John had come a long way since the Richardsons had first stepped in as his foster parents, but all his progress led to a dead end. The Richardsons had nothing left—no options, no ideas, just a futureless child and hours of prayer.
When they first met him, John was a solemn preschooler who didn’t chatter about Paw Patrol or make sputtering truck sound effects like he should. There was more to his lack of communication than the early years of abuse and neglect, or the series of foster care placements he’d shuffled through before coming to MBCH. As if John’s story weren’t complicated enough, he was also autistic and nonverbal. Without language to process so many turbulent changes, the trauma multiplied into cycles of chaos and screaming. The Richardsons could hold him all they liked, but they could never reach him no matter how hard they tried.
But they chose to believe that John was capable of more. The Richardsons committed to the grueling work of learning American Sign Language (ASL). One word at a time, they helped John fill in his world with meaning. As John learned language, the overwhelming overlap of everything separated into distinct points he could name, one by one: applesauce, yellow, need, afraid.
ASL gave John’s life order and structure. For the first time, he could tell someone else how he felt and understand what they said in response. He was happy with his foster parents, the only people who had ever known him. The more words he learned, the more his challenging behaviors calmed into healthier functioning and coping mechanisms that the Richardsons helped him develop. Things were looking up, and the words kept coming—helicopter, sorry, lizard, laugh.
Things were looking so good, in fact, that John seemed ready to transition into an adoptive home. The Richardsons and John’s MBCH case worker began to pray that God would lead them to the right family. But John’s needs were still too vast, too specific. For one reason or another, no couple was an appropriate fit.
The Richardsons couldn’t find an adoptive family, but they kept finding more people who committed to praying for John every day. It had to be possible. When Elijah prayed, the heavens answered rain; when Joshua prayed, the sun itself stopped to listen. Surely the defender of the fatherless would notice the cries of so many of His children and respond.
But no one ever came. Now words like abandoned and impossible circled through the Richardsons’ heads like a refrain. Even as their faith flickered, they continued to pray.
Just when they’d all but given up, they found them—not the perfect family, of course, but the right one. God had equipped the adoptive parents with everything John needed: sufficient time and resources, a supportive community, patience, empathy, and an uncanny ability to understand John’s disposition and help him grow. John’s new adoptive parents even knew sign language! They were the kind of miracle that could only have come from God. In fact, John wouldn’t even have to move houses, because he already lived with them: his new adoptive parents were the Richardsons.

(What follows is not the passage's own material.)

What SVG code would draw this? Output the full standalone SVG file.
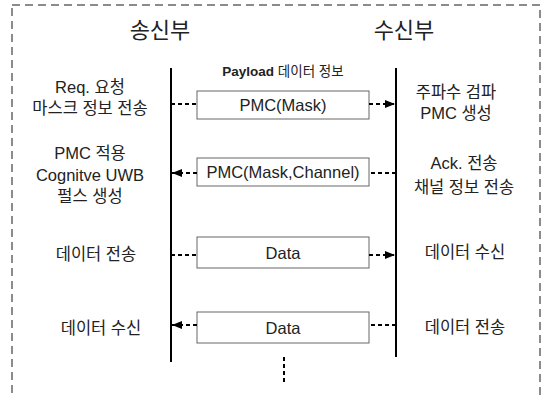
<svg xmlns="http://www.w3.org/2000/svg" width="542" height="395" viewBox="0 0 542 395">
<defs>
<style>
.t{font-family:"Liberation Sans","Noto Sans CJK KR",sans-serif;font-size:16.5px;fill:#222;text-anchor:middle}
.h{font-size:22px}
.box{fill:#fff;stroke:#666;stroke-width:1}
.life{stroke:#000;stroke-width:2}
.msg{stroke:#000;stroke-width:2;stroke-dasharray:4 3;fill:none}
</style>
<marker id="ah" viewBox="0 0 10 8" refX="10" refY="4" markerWidth="10" markerHeight="8" markerUnits="userSpaceOnUse" orient="auto">
<path d="M0,0 L10,4 L0,8 Z" fill="#000"/>
</marker>
</defs>
<rect x="12" y="5" width="528" height="420" fill="none" stroke="#666" stroke-width="1.5" stroke-dasharray="8 5"/>
<g id="sender">
<text class="t h" x="160" y="38">송신부</text>
<line class="life" x1="171" y1="68" x2="171" y2="362"/>
</g>
<g id="receiver">
<text class="t h" x="404" y="38">수신부</text>
<line class="life" x1="396" y1="68" x2="396" y2="357"/>
</g>
<text class="t" x="283" y="76" style="font-size:13.5px"><tspan font-weight="bold">Payload</tspan> 데이터 정보</text>
<g id="box1"><rect class="box" x="197" y="91" width="172" height="28"/><text class="t" x="283" y="111">PMC(Mask)</text></g>
<g id="box2"><rect class="box" x="197" y="158" width="172" height="28"/><text class="t" x="283" y="178">PMC(Mask,Channel)</text></g>
<g id="box3"><rect class="box" x="197" y="237" width="172" height="31"/><text class="t" x="283" y="259">Data</text></g>
<g id="box4"><rect class="box" x="197" y="312" width="172" height="31"/><text class="t" x="283" y="334">Data</text></g>
<g id="left-notes">
<text class="t" x="90" y="93">Req. 요청</text>
<text class="t" x="90" y="114">마스크 정보 전송</text>
<text class="t" x="90" y="159">PMC 적용</text>
<text class="t" x="90" y="181">Cognitve UWB</text>
<text class="t" x="90" y="202">펄스 생성</text>
<text class="t" x="96" y="260">데이터 전송</text>
<text class="t" x="101" y="334">데이터 수신</text>
</g>
<g id="right-notes">
<text class="t" x="456" y="98">주파수 검파</text>
<text class="t" x="456" y="119">PMC 생성</text>
<text class="t" x="464" y="169">Ack. 전송</text>
<text class="t" x="464" y="193">채널 정보 전송</text>
<text class="t" x="465" y="258">데이터 수신</text>
<text class="t" x="465" y="333">데이터 전송</text>
</g>
<g id="connectors">
<line class="msg" x1="171" y1="104" x2="197" y2="104"/>
<line class="msg" x1="369" y1="104" x2="395" y2="104" marker-end="url(#ah)"/>
<line class="msg" x1="396" y1="173" x2="369" y2="173"/>
<line class="msg" x1="197" y1="173" x2="172" y2="173" marker-end="url(#ah)"/>
<line class="msg" x1="171" y1="255" x2="197" y2="255"/>
<line class="msg" x1="369" y1="255" x2="395" y2="255" marker-end="url(#ah)"/>
<line class="msg" x1="396" y1="325" x2="369" y2="325"/>
<line class="msg" x1="197" y1="325" x2="172" y2="325" marker-end="url(#ah)"/>
<line class="msg" x1="284" y1="357" x2="284" y2="384" stroke-dasharray="3 3"/>
</g>
</svg>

Foster care had always been their calling, and there were a thousand reasons why the logistics of adoption simply wouldn’t work. But one morning when they were gathered with John’s case worker and their support team to pray, every person in the room had the same thought as they opened their eyes after the last amen. The Holy Spirit had given unity of heart to the entire group, confirming what the Richardsons had started to wonder. They’d loved John like their own son for a long time now; they were the answer that God was providing.
These days, the Richardsons work relentlessly to support John’s counseling and education. MBCH and the prayer team continue to stick close, helping the family with day-to-day miracles. And John is still building his vocabulary. He understands the word faithfulness better than a lot of preachers do, because God’s promises have become his home.